The Chicago Network, founded in 1979, is an invitation-only group of high-ranking Chicago women whose 450 members span the upper echelons of business, academia, science, the arts and nonprofits.
In the landscape of leadership clubs, Bensen, 57, said the group is distinct for fostering "deep and abiding" relationships among women leaders in disparate circles, operating on the premise that connecting a Fortune 100 CEO with a leading architect will enrich everyone's lives.
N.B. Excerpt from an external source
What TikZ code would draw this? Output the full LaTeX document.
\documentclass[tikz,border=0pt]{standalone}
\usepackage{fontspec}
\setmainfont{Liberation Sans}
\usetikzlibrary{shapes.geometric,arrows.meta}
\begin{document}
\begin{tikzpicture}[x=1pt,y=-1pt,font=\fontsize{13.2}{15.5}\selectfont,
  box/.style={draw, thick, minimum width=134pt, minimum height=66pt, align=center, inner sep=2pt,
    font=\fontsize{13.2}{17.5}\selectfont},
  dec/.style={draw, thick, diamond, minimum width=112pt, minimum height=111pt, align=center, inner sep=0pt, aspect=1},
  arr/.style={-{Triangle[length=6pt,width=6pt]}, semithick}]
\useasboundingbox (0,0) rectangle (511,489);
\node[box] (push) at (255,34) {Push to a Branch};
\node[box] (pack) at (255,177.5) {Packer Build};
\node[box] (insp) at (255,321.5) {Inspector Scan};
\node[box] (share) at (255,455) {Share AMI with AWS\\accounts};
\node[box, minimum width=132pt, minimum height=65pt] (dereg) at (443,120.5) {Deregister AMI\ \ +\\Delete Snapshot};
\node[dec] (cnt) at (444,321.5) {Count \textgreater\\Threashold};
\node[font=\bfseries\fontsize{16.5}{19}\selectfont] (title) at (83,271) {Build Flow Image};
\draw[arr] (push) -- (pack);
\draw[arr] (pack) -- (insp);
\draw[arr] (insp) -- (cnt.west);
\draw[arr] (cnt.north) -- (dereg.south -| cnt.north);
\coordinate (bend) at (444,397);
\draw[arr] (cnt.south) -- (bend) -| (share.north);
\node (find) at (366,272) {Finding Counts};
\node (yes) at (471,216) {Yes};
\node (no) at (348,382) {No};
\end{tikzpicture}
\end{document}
Criteria for entry are not disclosed, but everyone must demonstrate civic engagement, she said.
Bensen, who became president and CEO in April 2010, did not grow up surrounded by such elite company.
"I came from a household where my mother didn't go to college, my dad [a Lutheran minister] worked his way through a million jobs to put himself through college and seminary," she said.
Before her family moved from a blue-collar Chicago neighborhood to Westchester County, N.Y., to care for her ailing grandfather, "I'd never met a wealthy person, I'd never met a corporate executive, I'd never met a Jewish person," Bensen said. "My whole world exploded, and I recognized that my life was never going to be the same."
Bensen got her undergraduate degree at the University of Chicago, where she studied economics, and her law degree from Loyola University Chicago School of Law. She was a partner at Schiff Harden and later vice president at public affairs firm Conlon Public Strategies before taking the reins of the Chicago Network.